Temporary Email vs Email Alias: Which One Should You Use?
Temporary inboxes and email aliases both protect your primary address, but they solve different problems.
Quick difference
- Temporary email: short-term disposable inbox, usually no signup
- Email alias: stable forwarding address tied to your permanent mailbox
Choose temporary email when
- You need instant access with no registration
- You are testing services quickly
- You expect no long-term account relationship
- You want strict separation from your personal inbox
Choose an email alias when
- You may need password resets later
- You want long-term continuity for login accounts
- You need better recovery and deliverability consistency
- You want one inbox while hiding your real address
Security and recovery
Temporary email is strong for low-friction privacy, but weak for long-term recovery.

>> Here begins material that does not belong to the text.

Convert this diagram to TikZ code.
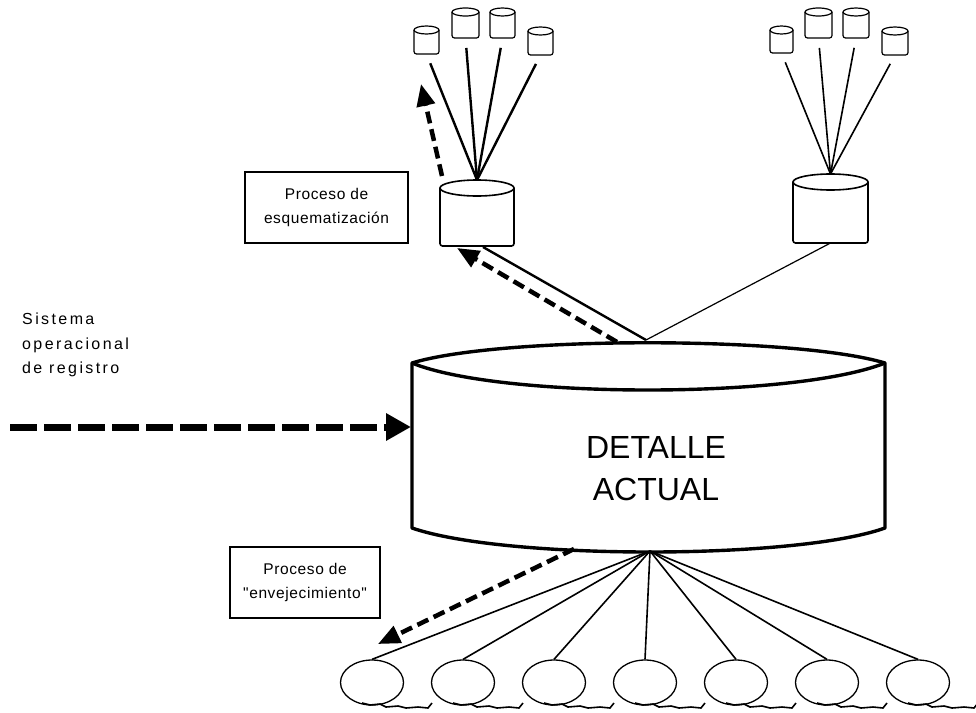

Alias setups are stronger for account continuity because recovery mails still flow to your real inbox.
Spam control
Both options help reduce spam exposure. Temporary email is more aggressive for one-off interactions. Aliases are better for ongoing services because you can disable a single alias without changing your main account.
Practical decision rule
Use this simple rule:
- One-time / low-risk → temporary email
- Long-term / important → email alias or primary mailbox
Final takeaway
There is no universal winner. The right choice depends on account importance, recovery requirements, and how long you need access.